Unfortunately, the room the wine was in had a temperature malfunction which killed off the malolactic fermentation process.

“At this stage I nearly called it quits as nothing was going my way and I seemed jinxed.  But I put the wine in oak and left it on the lees—the acid levels started to drop and every week it developed and became how I wanted it.”

Johnny was the last in his class to get his wine bottled.

Ngarita Warden, NMIT Viticulture and Wine tutor says Johnny’s win is ‘awesome’ especially as no other student won a medal.

“Johnny worked so hard in every paper, he has a great attitude and the effort he put in to his wine was unbelievable—it’s a really well-deserved award,” says Ngarita.

 “2021 has been a hard year — the crop was down in Marlborough but the wine quality was very high across the board.”

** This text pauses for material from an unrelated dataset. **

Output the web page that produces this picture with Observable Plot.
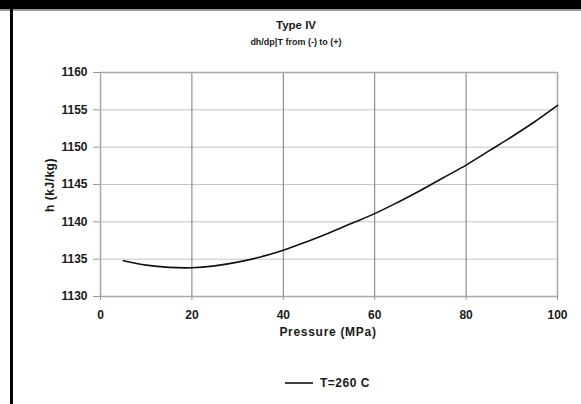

Johnny is from the United Kingdom, although he was raised in Spain.  He was formerly in the military where he met his wife and the couple came to New Zealand when she took up a job offer in Marlborough.

Johnny says although he has always enjoyed wine, and grown a few vines, he had never made wine. However, after spending time in Queenstown, and seeing all the vineyards in Marlborough, he realised it was an industry he could be passionate about.

“I actually wanted to learn te reo Māori and went on to the NMIT website.  Then I thought I would look at other courses and came across the viticulture degree.”

Johnny is working at Lawson's Dry Hills vineyard through the summer and will do the vintage there.